Why Don’t Orthodox Jewish Women Wear Pants?
Dear Jew In The City,
Why don’t Orthodox women wear pants even though in today’s world you can tell women’s and men’s clothing apart?
What you’re hinting at is one of the reasons why most Orthodox women don’t wear pants: kli gever – the prohibition for a woman to dress like a man. (Beged isha is the corresponding prohibition on men dressing like women.) It used to be that pants were only worn by men, in the same way that skirts are only worn by women now, so wearing pants was the equivalent of wearing men’s clothing. But you’re right that there are certainly pants out there today that are specifically made for women, so kli gever can’t be the only reason behind skirting pants.
Besides kli gever, another reason for wearing skirts is modesty. Yes, I know that there are baggy pants out there that are far more modest than skin-tight skirts, to which I will respond that skin-tight skirts do not meet the traditional Jewish definition of modesty either! Now there are some rabbis in the Modern Orthodox community who believe that very baggy pants can meet tznius (modesty) guidelines, though in my personal opinion, the types of pants that women crave are the ones that show off their assets and not the MC Hammer kind.
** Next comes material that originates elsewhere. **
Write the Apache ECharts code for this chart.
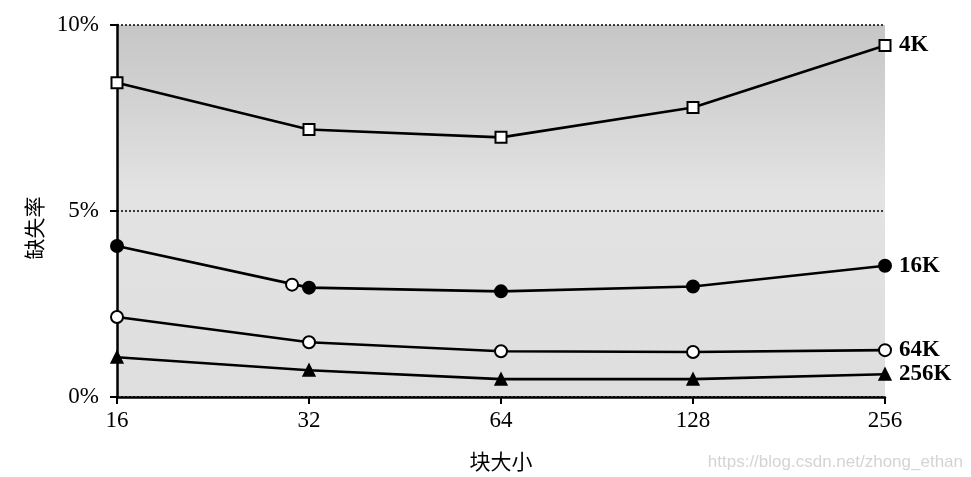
<!DOCTYPE html>
<html>
<head>
<meta charset="utf-8">
<script src="https://cdn.jsdelivr.net/npm/echarts@6/dist/echarts.min.js"></script>
<style>html,body{margin:0;padding:0;background:#fff;}#c{width:971px;height:477px;}</style>
</head>
<body>
<div id="c"></div>
<script>
var blockSizes = [16, 32, 64, 128, 256];
var miss4K   = [8.45, 7.19, 6.98, 7.78, 9.45];
var miss16K  = [4.06, 2.94, 2.84, 2.97, 3.53];
var miss64K  = [2.15, 1.47, 1.23, 1.21, 1.26];
var miss256K = [1.07, 0.72, 0.48, 0.48, 0.61];
var strayPoint = [[30.1, 3.02]];
var yTicks = ['0%', '5%', '10%'];

function pairs(vals) { return blockSizes.map(function (b, i) { return [b, vals[i]]; }); }

var serif = 'Liberation Serif';
var chart = echarts.init(document.getElementById('c'), null, {renderer: 'canvas'});

function mkSeries(name, vals, symbol, size, fill) {
  return {
    name: name, type: 'line', data: pairs(vals),
    symbol: symbol, symbolSize: size, showAllSymbol: true,
    lineStyle: {color: '#000', width: 2.6},
    itemStyle: {color: fill, borderColor: '#000', borderWidth: 2},
    endLabel: {show: true, formatter: name, color: '#000', fontFamily: serif, fontSize: 23, fontWeight: 'bold', distance: 14},
    z: 3, animation: false
  };
}

chart.setOption({
  animation: false,
  grid: {left: 117, right: 86, top: 25, bottom: 78, show: true, borderWidth: 0,
    backgroundColor: new echarts.graphic.LinearGradient(0, 0, 0, 1, [
      {offset: 0, color: '#c6c6c6'}, {offset: 0.2, color: '#d2d2d2'},
      {offset: 0.45, color: '#e3e3e3'}, {offset: 1, color: '#dedede'}])},
  xAxis: {
    type: 'log', logBase: 2, min: 16, max: 256,
    axisLine: {show: true, lineStyle: {color: '#000', width: 2.5}},
    axisTick: {show: true, length: 7, lineStyle: {color: '#000', width: 2}},
    minorTick: {show: false},
    splitLine: {show: false},
    axisLabel: {color: '#000', fontFamily: serif, fontSize: 23, margin: 12},
    name: '块大小', nameLocation: 'middle', nameGap: 54,
    nameTextStyle: {color: '#000', fontFamily: 'Noto Sans CJK SC', fontSize: 21}
  },
  yAxis: {
    type: 'value', min: 0, max: 10, interval: 5,
    axisLine: {show: true, lineStyle: {color: '#000', width: 2.5}},
    axisTick: {show: true, length: 7, lineStyle: {color: '#000', width: 2}},
    splitLine: {show: true, lineStyle: {color: '#000', type: [2, 2], width: 1.5}},
    axisLabel: {color: '#000', fontFamily: serif, fontSize: 23, margin: 18,
      formatter: function (v) { return yTicks[v / 5]; }},
    name: '缺失率', nameLocation: 'middle', nameGap: 72, nameRotate: 90,
    nameTextStyle: {color: '#000', fontFamily: 'Noto Sans CJK SC', fontSize: 21, padding: [0, 0, 0, -34]}
  },
  series: [
    mkSeries('4K', miss4K, 'rect', 11, '#fff'),
    mkSeries('16K', miss16K, 'circle', 12, '#000'),
    mkSeries('64K', miss64K, 'circle', 12, '#fff'),
    mkSeries('256K', miss256K, 'triangle', 11, '#000'),
    {type: 'scatter', data: strayPoint, symbol: 'circle', symbolSize: 12,
     itemStyle: {color: '#fff', borderColor: '#000', borderWidth: 2, opacity: 1}, z: 4}
  ],
  graphic: [{type: 'text', right: 8, top: 454,
    style: {text: 'https://blog.csdn.net/zhong_ethan', fill: '#d4d4d4', font: '17px "Liberation Sans"'}}]
});
</script>
</body>
</html>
(As is always the case, I’d just like to remind everyone that I’m not an authority of Jewish law, but rather an observant woman who had many of the questions that make it to this site. So I’ll tell you what was explained to me back when I asked this question and what I discovered on my own as a skirts-only gal. But there are other opinions out there more to the right of me and more to the left. For more specific information and textual sources, please consult your LOR – local Orthodox rabbi.)
While skirts are not mentioned in the Talmud in its discussions of modesty, Jewish women, as a community (at a certain point in time) decided to wear them exclusively in an effort to be more modest. So while a woman could put on very baggy, made-for-women-only pants, there’s still the issue of skirts being a community norm. Although there are a range of styles, fashions, and lengths of skirts that can be worn (to allow for individuality and personal style) there is something to be said for dressing as part of one’s community.
Back in Egypt (we’re talking The Ten Commandments era-Egypt), one of the things that the Jewish people were praised for was for keeping their own style of dress. So while there seems to be a range of opinions as to whether or not skirts are a must from a law-based perspective, there is certainly something positive about them from a community-bonding perspective.
Now on to my personal story: I started wearing only skirts as an experiment right before I got to college. I wasn’t convinced that they were mandatory by all opinions, but I did want to associate myself with other observant Jews (and I didn’t find super-baggy pants particularly appealing), so I gave skirt-wearing a go. I realized, after a while, that wearing skirts in public (I did and still do wear pants in front of other women and family members in private) was a good personal reminder about who I was, what I believed in, and what I wanted to represent to the rest of the world.
It was actually a non-Jewish dorm neighbor in college, though, that made me realize how nice it was to associate myself with my community in an outward way. It was towards the beginning of my freshman year, and this neighbor shared an interesting story with me and a fellow Orthodox friend. He said that when he first got to campus, he was eager to make friends, so in an attempt to find like-minded people, he put on (and kept wearing) a t-shirt with his favorite band on it. He struck up a conversation with a classmate along the way based on the shirt, but the conversation didn’t end up leading to a friendship since he and the classmate didn’t have much more in common than the band. And then he said to us, “You people, with your yarmulkes and skirts, you can find each other so easily and automatically know that you’ve got so much in common. You’re so lucky to be a part of a community like that.”
I think all too often we Jews see our laws and customs as restrictive and limiting, so it was nice to be reminded, especially by someone from the outside looking in, as to how fortunate we are to have them.